Repost: Dark Emu – Bruce Pascoe

“So there’s this book called Dark Emu about how the Australian aborigines actually had pretty intensive cultivation before the British or whoever came….”
“What? Well, that’s a lie.”
“No, no, see, he has first-hand, primary sources and so on. He says they practiced intensive cultivation of things like grass and yams…”
“For the seed grain.”
“He thinks its akin to the primitive levels of cultivation of wheat. You know, historically.”
“Grass seeds are not as nutritious as wheat.”
“Well, like, the grass species they used were in the process of being domesticated, the same way it was in Mesopotamia. Only the process was interrupted. Or something like that, I think he thinks.”
“That would be smart except that that didn’t happen in Mesopotamia, either.”
“Well, yes, but the primary sources do say they did have huge fields of grass–”
“Yeah, and huge, huge fields of yams, as far as the eye could see. What they did is they used fire, like all the native peoples. They didn’t cultivate because they didn’t have domesticated animals to pull plows. I’m sure they were able to have large areas to harvest, in places like the coasts where you can do that kind of thing. This guy is just a bleeding-heart liberal environmentalist who doesn’t know anything about agriculture. Have you thought about changing your major to English?”
“Well, that’s another part of his thesis. He thinks that since they didn’t plow and there were no hoofed animals, this had a beneficial impact on the soil, since there weren’t any sheep to overgraze and the soil stayed covered almost year-round.
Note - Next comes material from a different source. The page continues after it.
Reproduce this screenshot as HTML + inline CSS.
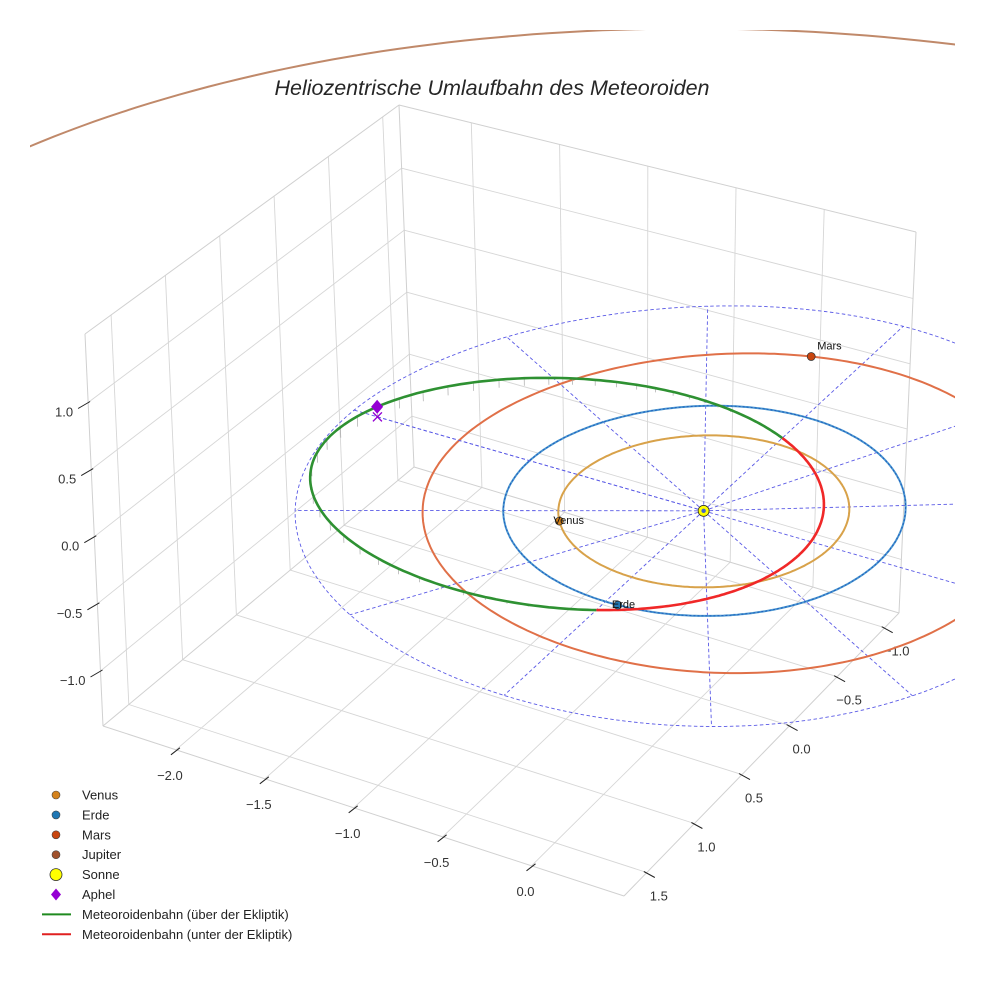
<!DOCTYPE html>
<html><head><meta charset="utf-8"><style>
html,body{margin:0;padding:0;background:#fff;overflow:hidden}
svg{display:block;font-family:"Liberation Sans",sans-serif}
</style></head><body>
<svg id="chart" width="984" height="984" viewBox="0 0 984 984" xmlns="http://www.w3.org/2000/svg">
<defs><clipPath id="clip"><rect x="30" y="30" width="925" height="770"/></clipPath></defs>
<text x="492" y="95" text-anchor="middle" font-size="21.5" font-style="italic" fill="#262626">Heliozentrische Umlaufbahn des Meteoroiden</text>
<g id="grid"></g>
<g id="ticks"></g>
<g id="plot" clip-path="url(#clip)"></g>
<g id="legend"></g>
</svg>
<script>
const xTicks=[-2.0,-1.5,-1.0,-0.5,0.0];
const yTicks=[-1.0,-0.5,0.0,0.5,1.0,1.5];
const zTicks=[-1.0,-0.5,0.0,0.5,1.0];
const xRange=[-2.41,0.52];
const yRange=[-1.15,1.74];
const zRange=[-1.41,1.51];
const planetNames=['Venus','Erde','Mars','Jupiter'];
const planetA=[0.723,1.0,1.524,5.2];
const planetE=[0.007,0.017,0.093,0.048];
const planetPeri=[131,103,149,194];
const planetPos=[143,86,260,180];
const planetColors=['#d8a24a','#4a96cf','#e07048','#c0896a'];
const planetDot=['#d4821c','#1f77b4','#c8450f','#a0522d'];
const metP=0.91, metE=0.535, metPeri=-16.7, metNode=90, metInc=2.4;
const refRadius=2.0;
const spokeAngles=[0,30,60,90,120,150,180,210,240,270,300,330];

const C=[[[[414,467],[399,105]],[[103,726],[85,334]]],[[[899,613],[916,232]],[[624,896],[624,491]]]];
function proj(x,y,z){
  const fx=(x-xRange[0])/(xRange[1]-xRange[0]);
  const fy=(y-yRange[0])/(yRange[1]-yRange[0]);
  const fz=(z-zRange[0])/(zRange[1]-zRange[0]);
  const r=[0,0];
  for(let k=0;k<2;k++){
    const c00=C[0][0][0][k]*(1-fz)+C[0][0][1][k]*fz;
    const c10=C[1][0][0][k]*(1-fz)+C[1][0][1][k]*fz;
    const c01=C[0][1][0][k]*(1-fz)+C[0][1][1][k]*fz;
    const c11=C[1][1][0][k]*(1-fz)+C[1][1][1][k]*fz;
    const a=c00*(1-fx)+c10*fx, b=c01*(1-fx)+c11*fx;
    r[k]=a*(1-fy)+b*fy;
  }
  return r;
}
function projFar(x,y,z){const s=proj(0,0,0);return [s[0]+177*x-95*y, s[1]+0.85*(58*x+97*y)-134*z];}
const NS='http://www.w3.org/2000/svg';
function el(tag,attrs,parent){const e=document.createElementNS(NS,tag);for(const k in attrs)e.setAttribute(k,attrs[k]);parent.appendChild(e);return e;}
function line(p,q,style,parent){return el('line',Object.assign({x1:p[0].toFixed(1),y1:p[1].toFixed(1),x2:q[0].toFixed(1),y2:q[1].toFixed(1)},style),parent);}
const grid=document.getElementById('grid'),ticks=document.getElementById('ticks'),plot=document.getElementById('plot'),legend=document.getElementById('legend');
const [X0,X1]=xRange,[Y0,Y1]=yRange,[Z0,Z1]=zRange;
const gs={stroke:'#d6d6d6','stroke-width':'0.9'};
xTicks.forEach(x=>{const l=line(proj(x,Y0,Z0),proj(x,Y1,Z0),gs,grid);

});
yTicks.forEach(y=>{const l=line(proj(X0,y,Z0),proj(X1,y,Z0),gs,grid);

});
yTicks.forEach(y=>{const l=line(proj(X0,y,Z0),proj(X0,y,Z1),gs,grid);

});
zTicks.forEach(z=>{const l=line(proj(X0,Y0,z),proj(X0,Y1,z),gs,grid);

});
xTicks.forEach(x=>{const l=line(proj(x,Y0,Z0),proj(x,Y0,Z1),gs,grid);

});
zTicks.forEach(z=>{const l=line(proj(X0,Y0,z),proj(X1,Y0,z),gs,grid);

});
const es={stroke:'#d0d0d0','stroke-width':'1'};
[[[X0,Y0,Z0],[X1,Y0,Z0]],[[X0,Y0,Z0],[X0,Y1,Z0]],[[X0,Y1,Z0],[X1,Y1,Z0]],[[X1,Y1,Z0],[X1,Y0,Z0]],
 [[X0,Y1,Z0],[X0,Y1,Z1]],[[X0,Y0,Z0],[X0,Y0,Z1]],[[X1,Y0,Z0],[X1,Y0,Z1]],
 [[X0,Y1,Z1],[X0,Y0,Z1]],[[X0,Y0,Z1],[X1,Y0,Z1]]].forEach(e=>{
  const l=line(proj(...e[0]),proj(...e[1]),es,grid);
  
  });
const ts={stroke:'#222','stroke-width':'1'};
function fmt(v){return (v<0?'\u2212':'')+Math.abs(v).toFixed(1);}
xTicks.forEach(x=>{const p=proj(x,Y1,Z0);line([p[0]-5,p[1]+5],[p[0]+4,p[1]-2],ts,ticks);
 const t=el('text',{x:(p[0]-6).toFixed(1),y:(p[1]+30).toFixed(1),'text-anchor':'middle','font-size':'13',fill:'#333'},ticks);t.textContent=fmt(x);
 
 });
yTicks.forEach(y=>{const p=proj(X1,y,Z0);line([p[0]-3,p[1]-1],[p[0]+8,p[1]+5],ts,ticks);
 const t=el('text',{x:(p[0]+12).toFixed(1),y:(p[1]+28).toFixed(1),'text-anchor':'middle','font-size':'13',fill:'#333'},ticks);t.textContent=fmt(y);
 
 });
zTicks.forEach(z=>{const p=proj(X0,Y1,z);line([p[0]-10,p[1]+6],[p[0]+2,p[1]-1],ts,ticks);
 const t=el('text',{x:(p[0]-15).toFixed(1),y:(p[1]+14).toFixed(1),'text-anchor':'end','font-size':'13',fill:'#333'},ticks);t.textContent=fmt(z);
 
 });
const D=Math.PI/180;
function pts2path(pts){return pts.map((p,i)=>(i?'L':'M')+p[0].toFixed(1)+' '+p[1].toFixed(1)).join('');}
const ds={fill:'none',stroke:'#5a5ae6','stroke-width':'0.9','stroke-dasharray':'3.5 2.5'};
const circ=[];for(let t=0;t<=360;t+=2)circ.push(proj(refRadius*Math.cos(t*D),refRadius*Math.sin(t*D),0));
const rc=el('path',Object.assign({d:pts2path(circ)},ds),plot);


spokeAngles.forEach(a=>{const l=line(proj(0,0,0),proj(refRadius*Math.cos(a*D),refRadius*Math.sin(a*D),0),ds,plot);
 
 });
function orbitR(a,e,peri,t){return a*(1-e*e)/(1+e*Math.cos((t-peri)*D));}
[3,2,0,1].forEach(i=>{
  const P=i===3?projFar:proj;
  const p=[];for(let t=0;t<=360;t+=1){const r=orbitR(planetA[i],planetE[i],planetPeri[i],t);p.push(P(r*Math.cos(t*D),r*Math.sin(t*D),0));}
  const o=el('path',{d:pts2path(p),fill:'none',stroke:planetColors[i],'stroke-width':'2'},plot);
  
  
  if(i===1){const o2=el('path',{d:pts2path(p),fill:'none',stroke:'#1f5fc0','stroke-width':'1','stroke-dasharray':'2 2'},plot);
    
    }
});
function metPoint(t){const r=metP/(1+metE*Math.cos((t-metPeri)*D));return [r*Math.cos(t*D),r*Math.sin(t*D),r*Math.sin(metInc*D)*Math.sin((t-metNode)*D)];}
for(let t=0;t<360;t+=4){const m=metPoint(t);if(m[2]>0){const l=line(proj(m[0],m[1],m[2]),proj(m[0],m[1],0),{stroke:'#aaa','stroke-width':'0.7'},plot);
 
 }}
let seg=[],segSign=null;
function flush(){if(seg.length>1){const s=el('path',{d:pts2path(seg),fill:'none',stroke:segSign>0?'#2e9132':'#f02828','stroke-width':'2.6','stroke-linejoin':'round'},plot);
 
 }}
for(let t=-180;t<=180;t+=1){const m=metPoint(t);const sg=m[2]>=0?1:-1;const p=proj(...m);
  if(segSign!==null&&sg!==segSign){seg.push(p);flush();seg=[p];}else seg.push(p);segSign=sg;}
flush();
const aph=metPoint(metNode+90);
const ag=proj(aph[0],aph[1],0),ap=proj(...aph);
const al=line(ag,proj(0,0,0),{stroke:'#5a5ae6','stroke-width':'0.9','stroke-dasharray':'3.5 2.5'},plot);


const ax=el('path',{d:`M${ag[0]-4.5} ${ag[1]-4.5}L${ag[0]+4.5} ${ag[1]+4.5}M${ag[0]-4.5} ${ag[1]+4.5}L${ag[0]+4.5} ${ag[1]-4.5}`,stroke:'#9400d3','stroke-width':'1.3'},plot);


const ad=el('path',{d:`M${ap[0]} ${ap[1]-7}L${ap[0]+6} ${ap[1]}L${ap[0]} ${ap[1]+7}L${ap[0]-6} ${ap[1]}Z`,fill:'#9400d3'},plot);


[0,1,2,3].forEach(i=>{const r=orbitR(planetA[i],planetE[i],planetPeri[i],planetPos[i]);
  const P=i===3?projFar:proj;
  const p=P(r*Math.cos(planetPos[i]*D),r*Math.sin(planetPos[i]*D),0);
  const c=el('circle',{cx:p[0].toFixed(1),cy:p[1].toFixed(1),r:'4',fill:planetDot[i],stroke:'#333','stroke-width':'0.7'},plot);
  
  
  const t=el('text',{x:(p[0]-6).toFixed(1),y:(p[1]+3).toFixed(1),'font-size':'11',fill:'#111'},plot);
  if(i===2){t.setAttribute('x',(p[0]+6).toFixed(1));t.setAttribute('y',(p[1]-7).toFixed(1));}
  t.textContent=planetNames[i];
  
  });
const sp=proj(0,0,0);
const sun=el('circle',{cx:sp[0],cy:sp[1],r:'5.5',fill:'#ffff00',stroke:'#222','stroke-width':'0.8'},plot);


const sunIn=el('circle',{cx:sp[0],cy:sp[1],r:'2.2',fill:'#4466cc'},plot);


const legLabels=['Venus','Erde','Mars','Jupiter','Sonne','Aphel','Meteoroidenbahn (über der Ekliptik)','Meteoroidenbahn (unter der Ekliptik)'];
legLabels.forEach((lab,k)=>{const y=795+k*19.9;
  const g=el('g',{},legend);
  
  
  if(k<4){el('circle',{cx:56,cy:y,r:'4',fill:planetDot[k],stroke:'#444','stroke-width':'0.6'},g);}
  else if(k===4){el('circle',{cx:56,cy:y,r:'6',fill:'#ffff00',stroke:'#333','stroke-width':'0.8'},g);}
  else if(k===5){el('path',{d:`M56 ${y-6}L61 ${y}L56 ${y+6}L51 ${y}Z`,fill:'#9400d3'},g);}
  else {el('line',{x1:42,y1:y,x2:71,y2:y,stroke:k===6?'#1f8a1f':'#e02020','stroke-width':'2'},g);}
  const t=el('text',{x:82,y:y+4.5,'font-size':'13',fill:'#222'},g);t.textContent=lab;});
</script>
</body></html>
So there are places now are desert that used to be able to support a, not necessarily a large, population.”
“Nope. Nope. Did not happen. You see, Anthropology and Sociology majors have to to do something to pay off their college loans, so they have to go and come up with things like this. It makes him feel good to think about the pure, innocent, primitive natives being out there, secretly being very smart but not as smart as he is. English majors just get jobs teaching school and reading books.”
“Well, he has primary sources! And sheep are very destructive! They could have contributed.”
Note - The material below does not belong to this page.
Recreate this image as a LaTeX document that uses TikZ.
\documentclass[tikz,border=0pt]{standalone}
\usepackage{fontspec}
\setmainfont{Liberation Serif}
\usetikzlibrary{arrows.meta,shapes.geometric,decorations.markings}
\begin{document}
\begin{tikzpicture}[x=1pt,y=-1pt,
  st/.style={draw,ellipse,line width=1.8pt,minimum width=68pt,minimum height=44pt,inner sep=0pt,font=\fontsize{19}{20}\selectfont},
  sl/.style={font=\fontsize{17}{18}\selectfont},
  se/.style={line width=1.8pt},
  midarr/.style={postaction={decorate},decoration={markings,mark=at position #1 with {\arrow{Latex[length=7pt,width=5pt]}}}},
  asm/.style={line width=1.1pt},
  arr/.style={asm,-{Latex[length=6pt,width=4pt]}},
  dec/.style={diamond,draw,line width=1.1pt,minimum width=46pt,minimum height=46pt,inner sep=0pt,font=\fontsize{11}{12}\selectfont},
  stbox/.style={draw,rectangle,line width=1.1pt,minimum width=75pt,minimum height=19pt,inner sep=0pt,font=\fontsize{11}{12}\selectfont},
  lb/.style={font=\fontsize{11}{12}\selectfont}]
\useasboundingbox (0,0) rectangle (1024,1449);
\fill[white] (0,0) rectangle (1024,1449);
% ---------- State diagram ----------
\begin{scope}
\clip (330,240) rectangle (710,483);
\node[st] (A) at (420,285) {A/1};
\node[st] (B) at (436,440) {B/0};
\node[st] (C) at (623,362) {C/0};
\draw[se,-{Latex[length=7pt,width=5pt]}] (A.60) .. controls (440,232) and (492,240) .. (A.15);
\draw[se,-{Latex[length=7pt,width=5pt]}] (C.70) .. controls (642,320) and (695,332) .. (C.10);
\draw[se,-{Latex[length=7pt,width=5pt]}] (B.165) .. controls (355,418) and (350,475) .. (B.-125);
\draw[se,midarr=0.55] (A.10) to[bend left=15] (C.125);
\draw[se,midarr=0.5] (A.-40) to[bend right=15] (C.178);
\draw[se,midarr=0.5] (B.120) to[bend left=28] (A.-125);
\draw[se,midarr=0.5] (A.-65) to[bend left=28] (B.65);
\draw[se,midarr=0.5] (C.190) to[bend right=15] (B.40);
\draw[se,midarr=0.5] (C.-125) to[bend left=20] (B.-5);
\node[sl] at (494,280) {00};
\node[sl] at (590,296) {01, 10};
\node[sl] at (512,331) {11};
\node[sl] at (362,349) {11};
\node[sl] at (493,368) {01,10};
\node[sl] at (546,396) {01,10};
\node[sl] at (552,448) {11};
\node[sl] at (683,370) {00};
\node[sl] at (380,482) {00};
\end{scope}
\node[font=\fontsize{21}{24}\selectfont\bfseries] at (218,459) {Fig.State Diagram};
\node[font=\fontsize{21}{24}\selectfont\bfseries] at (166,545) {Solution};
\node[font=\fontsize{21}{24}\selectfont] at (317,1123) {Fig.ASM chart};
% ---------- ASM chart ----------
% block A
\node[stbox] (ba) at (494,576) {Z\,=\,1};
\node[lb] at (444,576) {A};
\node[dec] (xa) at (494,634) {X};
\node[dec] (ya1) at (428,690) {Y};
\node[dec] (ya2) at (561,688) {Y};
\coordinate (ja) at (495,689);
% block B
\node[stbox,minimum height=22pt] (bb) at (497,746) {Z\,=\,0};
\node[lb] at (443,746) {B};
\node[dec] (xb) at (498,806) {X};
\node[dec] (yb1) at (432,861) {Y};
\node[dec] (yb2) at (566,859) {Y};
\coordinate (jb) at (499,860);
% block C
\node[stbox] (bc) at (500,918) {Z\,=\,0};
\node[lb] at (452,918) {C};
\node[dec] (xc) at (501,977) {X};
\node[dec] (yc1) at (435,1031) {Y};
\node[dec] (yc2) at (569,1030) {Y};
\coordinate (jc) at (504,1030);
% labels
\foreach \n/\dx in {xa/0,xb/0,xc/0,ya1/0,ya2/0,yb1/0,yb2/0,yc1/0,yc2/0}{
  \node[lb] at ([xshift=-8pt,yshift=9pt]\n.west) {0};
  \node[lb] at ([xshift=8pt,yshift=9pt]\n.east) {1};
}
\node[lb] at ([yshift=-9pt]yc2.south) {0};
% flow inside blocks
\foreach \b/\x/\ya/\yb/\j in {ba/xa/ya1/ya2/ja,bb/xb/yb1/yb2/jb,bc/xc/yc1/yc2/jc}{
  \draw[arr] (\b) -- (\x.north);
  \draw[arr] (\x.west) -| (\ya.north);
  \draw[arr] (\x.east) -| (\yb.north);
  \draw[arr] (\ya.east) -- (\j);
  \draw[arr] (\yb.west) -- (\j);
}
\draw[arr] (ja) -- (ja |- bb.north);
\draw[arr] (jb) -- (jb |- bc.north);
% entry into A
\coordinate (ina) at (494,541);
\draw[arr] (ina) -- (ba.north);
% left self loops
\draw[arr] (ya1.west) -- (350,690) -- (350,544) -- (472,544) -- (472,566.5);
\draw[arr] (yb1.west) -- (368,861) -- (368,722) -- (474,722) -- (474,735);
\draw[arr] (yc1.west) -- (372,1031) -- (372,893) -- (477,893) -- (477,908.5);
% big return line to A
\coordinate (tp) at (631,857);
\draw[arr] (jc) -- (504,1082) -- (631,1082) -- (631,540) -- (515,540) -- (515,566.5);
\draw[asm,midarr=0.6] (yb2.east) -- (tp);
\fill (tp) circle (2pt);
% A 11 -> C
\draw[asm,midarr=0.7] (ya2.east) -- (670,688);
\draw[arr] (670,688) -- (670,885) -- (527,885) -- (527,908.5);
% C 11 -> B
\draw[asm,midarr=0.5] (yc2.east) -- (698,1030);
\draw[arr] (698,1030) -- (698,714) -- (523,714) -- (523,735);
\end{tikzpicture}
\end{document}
“Yes, and he thinks that’s a strong argument because he’s an academic. He’s never heard of rotational grazing. No farmer wants to destroy his own pasture, why would he?”
“Well, I’m against sheep on general principles anyway. And Australia has had real trouble with introduced species. Like cane toads. And rabbits.”
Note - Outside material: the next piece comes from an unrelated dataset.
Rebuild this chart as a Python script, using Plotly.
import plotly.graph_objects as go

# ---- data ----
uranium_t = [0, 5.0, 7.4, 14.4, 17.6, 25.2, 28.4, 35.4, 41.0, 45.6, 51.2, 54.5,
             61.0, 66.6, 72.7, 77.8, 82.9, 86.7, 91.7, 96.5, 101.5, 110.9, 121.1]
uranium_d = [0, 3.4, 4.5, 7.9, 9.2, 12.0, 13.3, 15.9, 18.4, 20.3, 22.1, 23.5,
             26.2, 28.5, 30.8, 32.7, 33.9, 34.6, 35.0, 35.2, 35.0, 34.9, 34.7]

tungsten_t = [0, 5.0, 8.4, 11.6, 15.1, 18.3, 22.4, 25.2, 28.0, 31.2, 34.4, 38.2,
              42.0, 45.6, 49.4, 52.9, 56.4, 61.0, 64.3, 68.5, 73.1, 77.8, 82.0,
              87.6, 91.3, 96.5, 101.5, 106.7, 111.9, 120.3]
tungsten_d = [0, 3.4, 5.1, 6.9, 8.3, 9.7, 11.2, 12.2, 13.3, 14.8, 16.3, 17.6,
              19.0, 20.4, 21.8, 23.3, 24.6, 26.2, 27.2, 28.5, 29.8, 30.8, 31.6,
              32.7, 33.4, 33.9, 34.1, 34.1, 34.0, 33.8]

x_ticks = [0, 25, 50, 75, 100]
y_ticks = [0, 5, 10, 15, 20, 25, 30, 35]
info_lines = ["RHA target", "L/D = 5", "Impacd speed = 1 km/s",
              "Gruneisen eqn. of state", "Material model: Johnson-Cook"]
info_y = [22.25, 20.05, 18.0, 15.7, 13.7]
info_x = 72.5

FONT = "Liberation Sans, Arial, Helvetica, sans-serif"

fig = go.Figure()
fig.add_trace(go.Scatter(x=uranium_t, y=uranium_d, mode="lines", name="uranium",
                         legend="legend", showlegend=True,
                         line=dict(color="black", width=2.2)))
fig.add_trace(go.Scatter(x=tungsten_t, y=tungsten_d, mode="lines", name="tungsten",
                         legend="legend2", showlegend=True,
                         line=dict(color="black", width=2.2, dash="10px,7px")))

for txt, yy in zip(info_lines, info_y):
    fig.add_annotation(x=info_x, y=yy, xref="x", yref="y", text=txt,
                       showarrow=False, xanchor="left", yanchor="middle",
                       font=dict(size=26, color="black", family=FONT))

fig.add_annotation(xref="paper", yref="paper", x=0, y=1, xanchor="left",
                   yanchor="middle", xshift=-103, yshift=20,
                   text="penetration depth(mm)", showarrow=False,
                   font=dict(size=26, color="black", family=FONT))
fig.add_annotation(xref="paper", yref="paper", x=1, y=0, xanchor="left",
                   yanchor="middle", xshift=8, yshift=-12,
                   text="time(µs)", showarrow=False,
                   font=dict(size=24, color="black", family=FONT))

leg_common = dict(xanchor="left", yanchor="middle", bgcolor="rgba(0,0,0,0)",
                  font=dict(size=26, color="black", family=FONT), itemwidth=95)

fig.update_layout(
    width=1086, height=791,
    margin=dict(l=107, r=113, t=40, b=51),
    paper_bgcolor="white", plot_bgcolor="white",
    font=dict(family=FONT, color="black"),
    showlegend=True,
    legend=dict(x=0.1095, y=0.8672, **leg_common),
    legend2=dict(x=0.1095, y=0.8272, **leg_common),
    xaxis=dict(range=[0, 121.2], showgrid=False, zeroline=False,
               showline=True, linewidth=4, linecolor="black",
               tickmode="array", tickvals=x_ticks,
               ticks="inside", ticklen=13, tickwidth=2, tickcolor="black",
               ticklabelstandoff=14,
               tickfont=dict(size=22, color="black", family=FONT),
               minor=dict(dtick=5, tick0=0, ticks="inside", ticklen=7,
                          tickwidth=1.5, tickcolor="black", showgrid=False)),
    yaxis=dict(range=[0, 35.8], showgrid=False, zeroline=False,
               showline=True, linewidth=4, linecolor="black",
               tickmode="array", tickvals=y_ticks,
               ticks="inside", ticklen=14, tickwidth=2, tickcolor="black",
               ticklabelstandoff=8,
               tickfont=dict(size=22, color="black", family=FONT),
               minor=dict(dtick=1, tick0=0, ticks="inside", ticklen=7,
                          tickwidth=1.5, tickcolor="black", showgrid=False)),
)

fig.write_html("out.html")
“Uh-huh, and are they complaining about rabbits in the original sources?”
“No! Look, what he’s saying boils down to is that the aborigines had a pretty good established system of management for the land that was very different from the European system, that one didn’t necessarily work as well. And that they had some pretty sophisticated other technologies as well, like fish traps and animal traps.”
“And if you teach high school English to the kids, you can assign them books about living off the land and learning how to make bear traps from tree bark. What was that book you used to like? It was about the two boys out in the woods.”
“See, I thought his book was interesting because it seemed like a very elvish way of cultivating the land. You live in harmony with nature, and you get a giant harvest–”
“–of grass–”
“But you use minimal effort and you manipulate the landscape so the whole system works for you.”
“Wrong. Elves live in cities made of stone and glass and they plunder the earth to mine gold and jewels. I read it in a book.”
“….those are city elves, dad.”
“City elves are better than country elves. Who wants to be a country bumpkin elf when you could be a sophisticated and glamorous–”

[Note….This was a more-or-less verbatim conversation. I keep reposting it because it makes me laugh every time.]